[Code that draws figures]
-- -- --

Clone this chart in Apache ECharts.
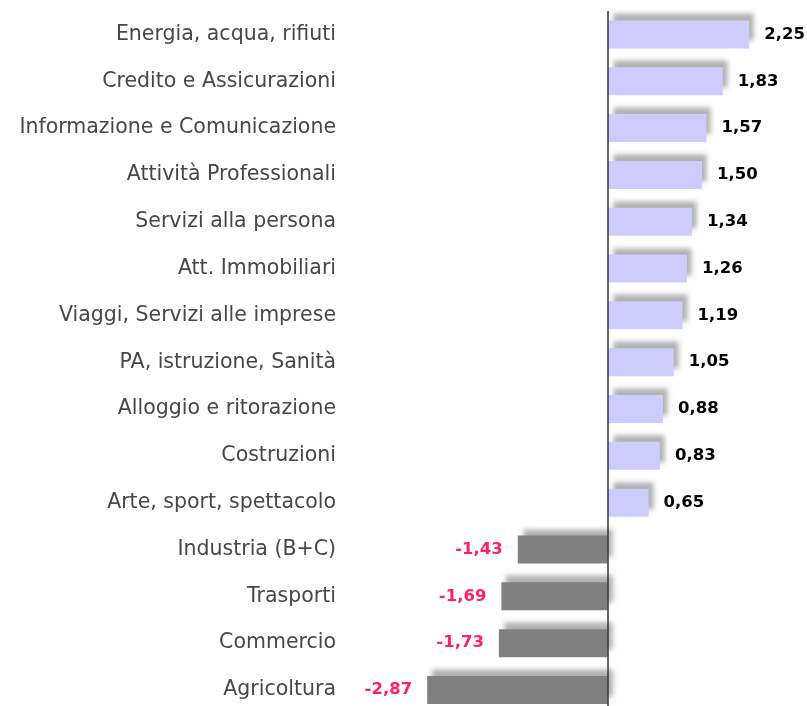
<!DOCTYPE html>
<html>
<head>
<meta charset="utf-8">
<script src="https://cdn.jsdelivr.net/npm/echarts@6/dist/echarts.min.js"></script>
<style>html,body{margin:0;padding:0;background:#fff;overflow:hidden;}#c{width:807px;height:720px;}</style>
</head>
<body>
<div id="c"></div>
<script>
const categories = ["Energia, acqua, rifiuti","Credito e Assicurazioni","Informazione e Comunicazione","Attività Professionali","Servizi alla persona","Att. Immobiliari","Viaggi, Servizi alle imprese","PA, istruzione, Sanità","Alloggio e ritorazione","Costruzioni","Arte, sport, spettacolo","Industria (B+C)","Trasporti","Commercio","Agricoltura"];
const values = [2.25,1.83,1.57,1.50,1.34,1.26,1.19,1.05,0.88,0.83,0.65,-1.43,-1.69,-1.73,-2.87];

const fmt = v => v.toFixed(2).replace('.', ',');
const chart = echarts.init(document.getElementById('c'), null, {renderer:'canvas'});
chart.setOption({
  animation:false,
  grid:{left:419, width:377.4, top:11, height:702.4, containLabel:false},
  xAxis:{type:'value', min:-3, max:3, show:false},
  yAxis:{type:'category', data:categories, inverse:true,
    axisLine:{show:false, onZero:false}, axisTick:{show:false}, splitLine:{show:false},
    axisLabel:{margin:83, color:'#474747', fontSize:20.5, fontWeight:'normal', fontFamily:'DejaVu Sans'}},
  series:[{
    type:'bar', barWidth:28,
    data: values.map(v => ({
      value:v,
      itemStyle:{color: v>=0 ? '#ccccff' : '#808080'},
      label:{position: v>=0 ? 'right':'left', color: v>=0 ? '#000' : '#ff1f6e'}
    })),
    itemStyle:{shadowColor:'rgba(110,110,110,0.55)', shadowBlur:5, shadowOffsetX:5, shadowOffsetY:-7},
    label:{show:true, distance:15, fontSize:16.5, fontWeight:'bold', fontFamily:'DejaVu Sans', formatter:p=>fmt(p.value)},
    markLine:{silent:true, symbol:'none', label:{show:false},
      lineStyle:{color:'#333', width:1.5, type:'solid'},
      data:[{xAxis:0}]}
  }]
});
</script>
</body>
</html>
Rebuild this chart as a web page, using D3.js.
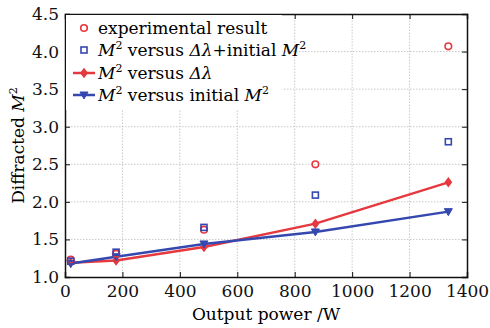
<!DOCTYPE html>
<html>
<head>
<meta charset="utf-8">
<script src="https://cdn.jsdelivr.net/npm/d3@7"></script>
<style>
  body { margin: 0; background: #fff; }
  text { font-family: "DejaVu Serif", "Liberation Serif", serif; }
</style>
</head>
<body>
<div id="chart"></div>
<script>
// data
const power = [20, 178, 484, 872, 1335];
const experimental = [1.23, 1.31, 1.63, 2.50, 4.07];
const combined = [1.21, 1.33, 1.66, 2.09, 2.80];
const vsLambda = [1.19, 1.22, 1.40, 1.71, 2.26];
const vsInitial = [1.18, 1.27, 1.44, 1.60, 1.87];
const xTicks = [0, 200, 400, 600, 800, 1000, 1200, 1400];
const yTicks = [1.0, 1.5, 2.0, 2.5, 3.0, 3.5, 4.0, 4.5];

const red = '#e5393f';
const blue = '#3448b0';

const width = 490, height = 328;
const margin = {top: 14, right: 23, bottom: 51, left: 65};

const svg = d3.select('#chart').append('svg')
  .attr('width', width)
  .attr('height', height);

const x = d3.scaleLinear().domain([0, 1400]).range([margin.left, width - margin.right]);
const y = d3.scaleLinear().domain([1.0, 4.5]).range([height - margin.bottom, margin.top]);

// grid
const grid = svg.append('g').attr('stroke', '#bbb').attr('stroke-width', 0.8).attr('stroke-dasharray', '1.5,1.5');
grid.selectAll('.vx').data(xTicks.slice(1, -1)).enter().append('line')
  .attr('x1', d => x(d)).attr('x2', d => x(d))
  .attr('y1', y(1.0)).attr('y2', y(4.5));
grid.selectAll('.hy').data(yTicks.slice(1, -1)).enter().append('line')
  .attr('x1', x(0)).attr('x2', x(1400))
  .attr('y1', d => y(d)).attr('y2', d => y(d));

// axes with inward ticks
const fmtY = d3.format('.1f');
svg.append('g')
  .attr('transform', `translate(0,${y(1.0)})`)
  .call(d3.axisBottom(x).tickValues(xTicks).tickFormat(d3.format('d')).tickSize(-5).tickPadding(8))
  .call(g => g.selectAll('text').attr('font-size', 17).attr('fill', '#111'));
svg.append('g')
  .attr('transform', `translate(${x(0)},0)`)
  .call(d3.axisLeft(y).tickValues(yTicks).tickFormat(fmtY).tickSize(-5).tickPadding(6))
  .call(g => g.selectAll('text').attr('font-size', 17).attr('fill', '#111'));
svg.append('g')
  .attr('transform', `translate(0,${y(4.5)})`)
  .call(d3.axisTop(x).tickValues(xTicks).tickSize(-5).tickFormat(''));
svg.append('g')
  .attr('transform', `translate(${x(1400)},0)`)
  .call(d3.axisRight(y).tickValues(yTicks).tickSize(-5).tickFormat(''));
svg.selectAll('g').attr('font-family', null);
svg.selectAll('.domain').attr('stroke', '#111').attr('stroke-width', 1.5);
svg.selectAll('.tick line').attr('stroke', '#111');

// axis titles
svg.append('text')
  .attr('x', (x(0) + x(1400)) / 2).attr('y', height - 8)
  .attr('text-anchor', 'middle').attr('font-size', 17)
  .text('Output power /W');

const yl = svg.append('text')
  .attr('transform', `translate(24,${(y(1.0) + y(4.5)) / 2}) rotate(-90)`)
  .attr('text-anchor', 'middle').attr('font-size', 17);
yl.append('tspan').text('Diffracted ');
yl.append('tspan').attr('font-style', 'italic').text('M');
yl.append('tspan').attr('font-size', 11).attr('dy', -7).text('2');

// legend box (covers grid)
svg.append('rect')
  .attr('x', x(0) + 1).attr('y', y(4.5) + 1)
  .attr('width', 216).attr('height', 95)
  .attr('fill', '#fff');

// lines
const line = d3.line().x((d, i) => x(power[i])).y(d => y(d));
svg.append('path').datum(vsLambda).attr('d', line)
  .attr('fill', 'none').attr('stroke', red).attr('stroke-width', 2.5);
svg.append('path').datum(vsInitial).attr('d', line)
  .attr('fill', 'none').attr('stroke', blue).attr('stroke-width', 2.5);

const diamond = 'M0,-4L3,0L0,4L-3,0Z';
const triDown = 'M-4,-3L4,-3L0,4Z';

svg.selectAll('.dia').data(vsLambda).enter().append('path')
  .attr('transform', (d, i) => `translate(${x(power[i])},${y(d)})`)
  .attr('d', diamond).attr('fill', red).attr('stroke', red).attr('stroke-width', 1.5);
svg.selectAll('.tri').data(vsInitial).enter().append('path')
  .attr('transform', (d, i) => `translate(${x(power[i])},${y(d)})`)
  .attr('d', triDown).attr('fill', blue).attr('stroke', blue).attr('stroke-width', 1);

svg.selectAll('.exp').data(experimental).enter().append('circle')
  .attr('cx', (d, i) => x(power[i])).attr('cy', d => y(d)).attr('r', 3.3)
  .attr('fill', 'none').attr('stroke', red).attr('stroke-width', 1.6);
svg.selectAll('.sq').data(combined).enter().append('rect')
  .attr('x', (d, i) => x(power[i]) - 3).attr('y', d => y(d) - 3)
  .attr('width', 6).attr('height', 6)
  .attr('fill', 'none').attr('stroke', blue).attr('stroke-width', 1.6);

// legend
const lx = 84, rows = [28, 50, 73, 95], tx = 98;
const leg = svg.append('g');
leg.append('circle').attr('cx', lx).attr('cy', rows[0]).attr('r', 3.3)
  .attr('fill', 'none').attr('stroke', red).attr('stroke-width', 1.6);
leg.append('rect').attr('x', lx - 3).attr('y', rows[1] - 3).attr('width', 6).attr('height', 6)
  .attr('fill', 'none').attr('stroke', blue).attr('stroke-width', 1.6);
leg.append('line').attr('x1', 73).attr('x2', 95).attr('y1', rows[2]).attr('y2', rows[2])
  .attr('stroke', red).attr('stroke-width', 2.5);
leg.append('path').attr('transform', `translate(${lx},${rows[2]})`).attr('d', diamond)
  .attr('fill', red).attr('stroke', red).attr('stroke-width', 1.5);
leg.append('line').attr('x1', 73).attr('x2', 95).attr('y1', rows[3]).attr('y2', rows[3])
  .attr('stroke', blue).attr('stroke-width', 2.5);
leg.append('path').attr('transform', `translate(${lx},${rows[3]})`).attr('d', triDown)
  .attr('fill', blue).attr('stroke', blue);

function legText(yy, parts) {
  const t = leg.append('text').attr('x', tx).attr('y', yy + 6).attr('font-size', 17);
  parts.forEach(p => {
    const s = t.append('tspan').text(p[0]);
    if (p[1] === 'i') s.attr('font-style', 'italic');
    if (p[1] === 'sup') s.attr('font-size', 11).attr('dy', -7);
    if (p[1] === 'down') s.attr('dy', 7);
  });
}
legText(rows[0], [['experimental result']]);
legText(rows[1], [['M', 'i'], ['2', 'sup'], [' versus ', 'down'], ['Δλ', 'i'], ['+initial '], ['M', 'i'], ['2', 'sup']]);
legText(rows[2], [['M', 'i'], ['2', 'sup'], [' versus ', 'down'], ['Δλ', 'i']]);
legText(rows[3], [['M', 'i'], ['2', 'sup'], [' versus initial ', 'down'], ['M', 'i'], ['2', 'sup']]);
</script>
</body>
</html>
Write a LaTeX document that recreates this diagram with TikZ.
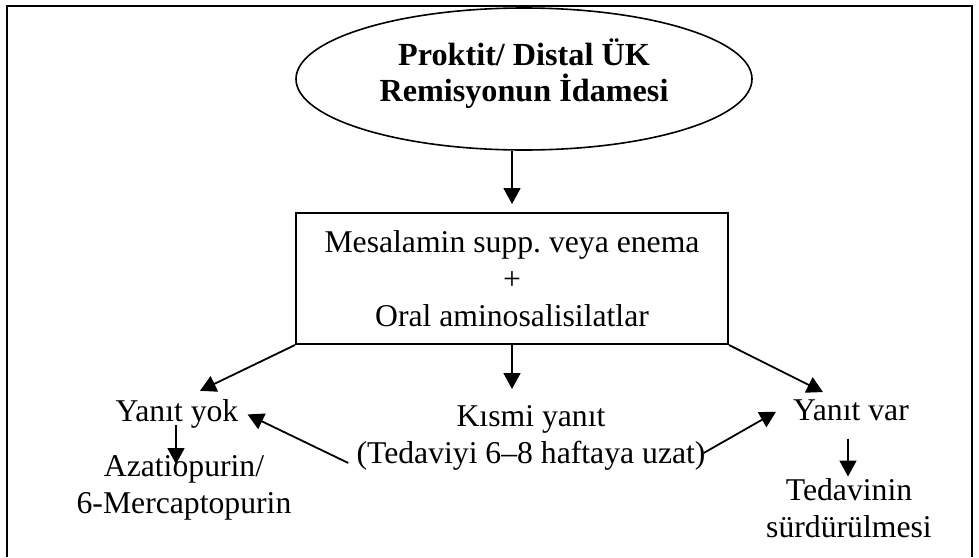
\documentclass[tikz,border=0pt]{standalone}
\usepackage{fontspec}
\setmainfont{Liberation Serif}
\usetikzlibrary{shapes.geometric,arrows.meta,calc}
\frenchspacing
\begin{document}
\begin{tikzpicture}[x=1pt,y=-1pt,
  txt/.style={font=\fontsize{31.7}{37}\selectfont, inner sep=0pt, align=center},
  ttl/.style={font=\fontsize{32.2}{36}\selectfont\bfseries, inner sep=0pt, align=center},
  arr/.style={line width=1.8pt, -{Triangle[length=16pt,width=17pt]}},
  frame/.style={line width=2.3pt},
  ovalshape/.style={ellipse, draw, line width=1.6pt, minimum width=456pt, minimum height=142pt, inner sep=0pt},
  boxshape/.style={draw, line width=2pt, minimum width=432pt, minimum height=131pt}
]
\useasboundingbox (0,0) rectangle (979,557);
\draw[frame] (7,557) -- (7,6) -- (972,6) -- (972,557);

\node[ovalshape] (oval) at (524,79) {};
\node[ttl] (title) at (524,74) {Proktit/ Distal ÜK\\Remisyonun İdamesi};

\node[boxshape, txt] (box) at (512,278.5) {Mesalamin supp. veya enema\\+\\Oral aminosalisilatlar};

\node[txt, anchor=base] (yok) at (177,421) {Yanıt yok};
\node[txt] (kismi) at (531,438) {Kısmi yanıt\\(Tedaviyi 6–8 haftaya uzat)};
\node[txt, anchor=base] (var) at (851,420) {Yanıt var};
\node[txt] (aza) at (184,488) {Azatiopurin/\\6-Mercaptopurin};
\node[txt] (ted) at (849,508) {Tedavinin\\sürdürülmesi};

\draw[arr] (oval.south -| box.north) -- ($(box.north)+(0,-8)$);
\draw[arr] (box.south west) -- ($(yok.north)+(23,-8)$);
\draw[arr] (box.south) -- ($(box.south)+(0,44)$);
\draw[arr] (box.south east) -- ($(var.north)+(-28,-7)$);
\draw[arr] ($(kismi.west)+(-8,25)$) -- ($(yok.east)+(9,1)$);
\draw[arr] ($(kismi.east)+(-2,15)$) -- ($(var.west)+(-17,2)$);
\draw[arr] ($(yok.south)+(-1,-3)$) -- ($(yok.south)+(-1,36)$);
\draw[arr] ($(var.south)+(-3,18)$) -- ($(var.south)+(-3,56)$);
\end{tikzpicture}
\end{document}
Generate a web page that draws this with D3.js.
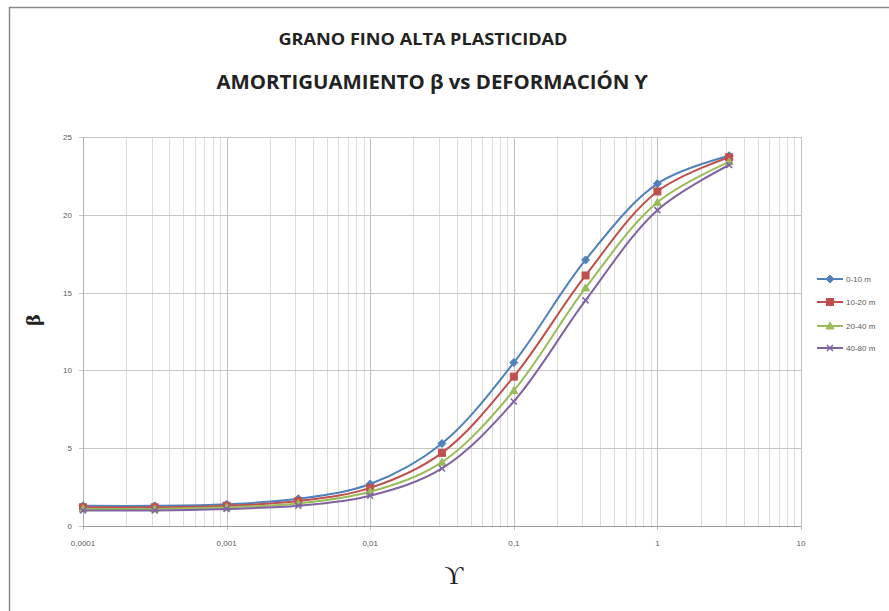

-- -- --

• _PROBLEM TO SOLVE_:
Go back to the lines above and output, exactly as they stand, the ones from the line containing "Rebuild this chart" to the line containing "const y = d3.scaleLinear().domain([1.0, 4.5]).range([height". Leave all pictures behind.

• _ANSWER TO THIS PROBLEM_:
Rebuild this chart as a web page, using D3.js.
<!DOCTYPE html>
<html>
<head>
<meta charset="utf-8">
<script src="https://cdn.jsdelivr.net/npm/d3@7"></script>
<style>
  body { margin: 0; background: #fff; }
  text { font-family: "DejaVu Serif", "Liberation Serif", serif; }
</style>
</head>
<body>
<div id="chart"></div>
<script>
// data
const power = [20, 178, 484, 872, 1335];
const experimental = [1.23, 1.31, 1.63, 2.50, 4.07];
const combined = [1.21, 1.33, 1.66, 2.09, 2.80];
const vsLambda = [1.19, 1.22, 1.40, 1.71, 2.26];
const vsInitial = [1.18, 1.27, 1.44, 1.60, 1.87];
const xTicks = [0, 200, 400, 600, 800, 1000, 1200, 1400];
const yTicks = [1.0, 1.5, 2.0, 2.5, 3.0, 3.5, 4.0, 4.5];

const red = '#e5393f';
const blue = '#3448b0';

const width = 490, height = 328;
const margin = {top: 14, right: 23, bottom: 51, left: 65};

const svg = d3.select('#chart').append('svg')
  .attr('width', width)
  .attr('height', height);

const x = d3.scaleLinear().domain([0, 1400]).range([margin.left, width - margin.right]);
const y = d3.scaleLinear().domain([1.0, 4.5]).range([height - margin.bottom, margin.top]);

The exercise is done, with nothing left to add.